Voyons maintenant ce que Robespierre a dit au sujet de la liberté de la presse et du droit de propriété.
Le 11 mai 1790, il prononce un discours au club des amis de la Constitution sur la liberté de la presse où il déclare :

« Après la faculté de penser, celle de communiquer ses pensées à ses semblables est l’attribut le plus frappant qui distingue l’homme de la brute. Elle est tout à la fois le signe de la vocation immortelle de l’homme à l’état social, le lien, l’âme, l’instrument de la société, le moyen unique de la perfectionner, d’atteindre le degré de puissance, de lumière et de bonheur dont il est susceptible.
Qu’il les communique par la parole, par l’écriture ou par l’usage de cet art heureux qui a reculé si loin les bornes de son intelligence, et qui assure à chaque homme les moyens de s’entretenir avec le genre humain tout entier, le droit qu’il exerce est toujours le même, et la liberté de la presse ne peut être distinguée de la liberté de la parole ; l’une et l’autre est sacrée comme la nature ; elle est nécessaire comme la société même. » 

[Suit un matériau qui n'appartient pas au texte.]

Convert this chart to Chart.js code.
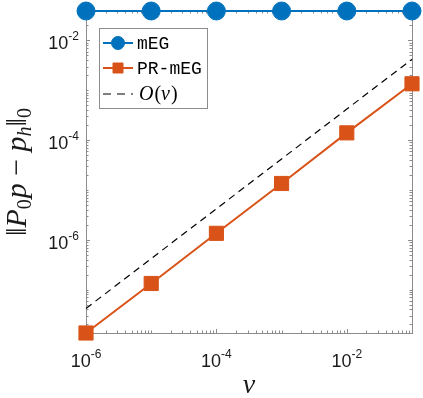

Trois ans plus tard, en mai 1793, lors des débats à la Convention sur la Constitution, il critique la proposition de Condorcet et présente une proposition de déclaration des droits de l’homme qui pose des limites au droit de propriété :

« Posons donc de bonne foi les principes du droit de propriété ; il le faut d’autant plus qu’il n’en est point que les préjugés et les vices des hommes aient cherché à envelopper de nuages plus épais.
Demandez à ce marchand de chair humaine ce que c’est que la propriété ; il vous dira, en vous montrant cette longue bière qu’il appelle un navire, où il a encaissé et serré des hommes qui paraissent vivants : Voilà mes propriétés, je les ai achetées tant par tête. Interrogez ce gentilhomme qui a des terres et des vassaux, ou qui croit l’univers bouleversé depuis qu’il n’en a plus, il vous donnera de la propriété des idées à peu près semblables.
Interrogez les augustes membres de la dynastie capétienne ; ils vous diront que la plus sacrée de toutes les propriétés est, sans contredit, le droit héréditaire dont ils ont joui de toute antiquité d’opprimer, d’avilir, et de s’assurer légalement et monarchiquement les 25 millions d’hommes qui habitaient le territoire de la France sous leur bon plaisir.
Aux yeux de tous ces gens-là, la propriété ne porte sur aucun principe de morale. Pourquoi notre déclaration des droits semblerait-elle présenter la même erreur en définissant la liberté, « le premier des biens de l’homme, le plus sacré des droits qu’il tient de la nature. » Nous avons dit avec raison qu’elle avait pour bornes les droits d’autrui ; pourquoi n’avez-vous pas appliqué ce principe à la propriété, qui est une institution sociale, comme si les lois éternelles de la nature étaient moins inviolables que les conventions des hommes ? Je vous propose de réformer ces vices en consacrant les vérités suivantes :
Art. Ier — La propriété est le droit qu’a chaque citoyen de jouir et de disposer de la portion de biens qui lui est garantie par la loi.
II. — Le droit de propriété est borné, comme tous les autres, par l’obligation de respecter les droits d’autrui.
III. — Il ne peut préjudicier ni à la sûreté, ni à la liberté, ni à l’existence, ni à la propriété de nos semblables. »
Le rapprochement entre ces deux textes est intentionnel.
Je vous remercie de votre aimable attention.